Bir salgın haline geldi. Birçok Türk kâh tur şirketleriyle, kâh kendi tekneleriyle Ege adalarını dolduruyor. Aslında bunlar daha iyi zamanlarımız. Çünkü bizim turizmcilerin “Sezonumuz iki ay” deyip kimi tutarlarsa kazıklamaları yüzünden birçok kişi çileden çıkıyor.
Her yaz tatilini Midilli’de geçiren bir dostuma sordum: “Niye Türkiye’de değil de Midilli’de tatil yapıyorsun” diye. Verdiği cevap ilginçti: “Bize çok benziyor. Deniz aynı deniz, zeytin aynı zeytin. Ama ben asıl benzemeyen yönleri için geliyorum. Öncelikle çok ucuz. Esnaf güler yüzlü. Kazıklanıyorum duygusuna kapılmadan rahatça tatil yapıyorum” dedi.

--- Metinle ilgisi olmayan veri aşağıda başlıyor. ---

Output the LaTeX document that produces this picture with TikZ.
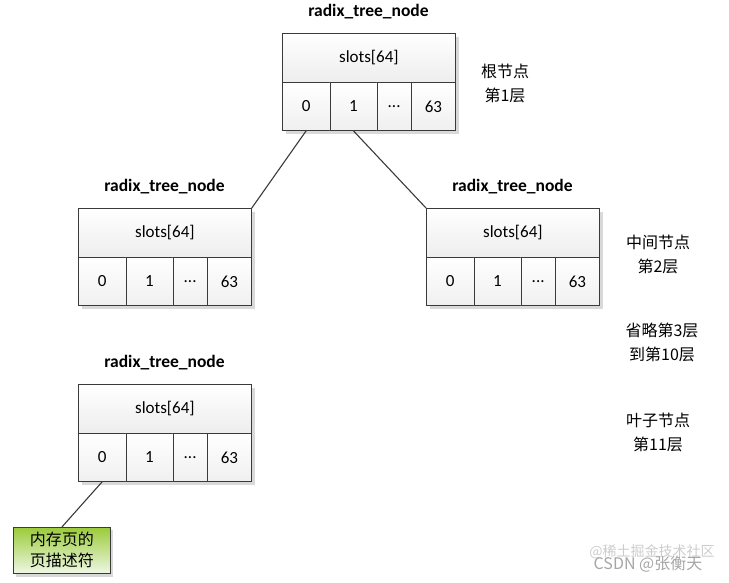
\documentclass[tikz,border=0pt]{standalone}
\usepackage{fontspec}
\setmainfont{Carlito}
\newfontfamily\cjk{Noto Sans CJK SC}
\definecolor{edgec}{HTML}{3A3A3A}
\definecolor{shadowc}{HTML}{D9D9D9}
\definecolor{greentop}{HTML}{9CCB3B}
\definecolor{greenbot}{HTML}{EEF7E4}
\tikzset{
  boxborder/.style={draw=edgec, line width=0.8pt},
  toprow/.style={boxborder, top color=white, bottom color=gray!14, minimum width=173pt, minimum height=49pt, inner sep=0pt, anchor=north west, font=\fontsize{17}{19}\selectfont},
  cell/.style={boxborder, top color=white, bottom color=gray!12, minimum height=48pt, inner sep=0pt, anchor=north west, font=\fontsize{17}{19}\selectfont},
  ttl/.style={font=\bfseries\fontsize{17.5}{19}\selectfont, inner sep=0pt},
  lvl/.style={font=\cjk\fontsize{16}{24}\selectfont, align=center, inner sep=0pt},
  link/.style={draw=edgec, line width=1.1pt},
  rnode/.pic={
    \fill[shadowc] (4,4) rectangle (177,101);
    \node[toprow] (-top) at (0,0) {slots[64]};
    \node[cell, minimum width=47.5pt] (-c0) at (0,49) {0};
    \node[cell, minimum width=47pt] (-c1) at (47.5,49) {1};
    \node[cell, minimum width=34.5pt] (-c2) at (94.5,49) {...};
    \node[cell, minimum width=44pt] (-c3) at (129,49) {63};
    \node[ttl] (-title) at (86.5,-21) {radix\_tree\_node};
  }
}
\begin{document}
\begin{tikzpicture}[x=1pt, y=-1pt]
\useasboundingbox (0,0) rectangle (729,582);
\pic (root) at (282,33) {rnode};
\pic (left) at (78,208) {rnode};
\pic (right) at (426,208) {rnode};
\pic (leaf) at (78,384) {rnode};
% page descriptor
\fill[shadowc] (16,530) rectangle (113,577);
\node[draw=edgec, line width=0.8pt, top color=greentop, bottom color=greenbot, minimum width=97pt, minimum height=46pt, inner sep=0pt, anchor=north west, font=\cjk\fontsize{16}{21}\selectfont, align=center] (page) at (13,527) {内存页的\\页描述符};
% connectors
\draw[link] (root-c0.south) -- (left-top.north east);
\draw[link] (root-c1.south) -- (right-top.north west);
\draw[link] (leaf-c0.south) -- (page.north);
% level labels
\node[lvl] (l1) at (505,83) {根节点\\第1层};
\node[lvl] (l2) at (658,254) {中间节点\\第2层};
\node[lvl] (l3) at (662,342) {省略第3层\\到第10层};
\node[lvl] (l4) at (658,432) {叶子节点\\第11层};
% watermark
\node[font=\cjk\fontsize{14}{16}\selectfont, text=gray!40] (wm1) at (652,552) {@稀土掘金技术社区};
\node[font=\cjk\fontsize{16}{18}\selectfont, text=gray!70] (wm2) at (648,564) {CSDN @张衡天};
\end{tikzpicture}
\end{document}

Bizde maalesef tatil yöreleri 2-2,5 ayda servet değerine ulaşan kiraları karşılayıp kalan 10 ay için para kazanmaya çalışan esnaflarla dolu. En önemli turizm merkezimiz diyebileceğimiz Bodrum kalabalıktan yürünemeyecek gibi. Oteller ortalama bir Türk turiste göre pahalı. Hele sezonda. Lokantalar bırakın oturup bir şeyler yemeyi neredeyse önünden geçmeyi bile korku filmine çevirecek kadar fahiş fiyatlı.
Dostumun anlattığına göre 4 kişilik ailesiyle lüks bir deniz ürünleri lokantasına gitmişler. Kuş sütü eksik bir masa için ödenen ücret 39 Euro. Yani 160-170 lira. Böyle bir masa Bodrum’da kaça kurulur dersiniz? Size söyleyeyim en az bin lira.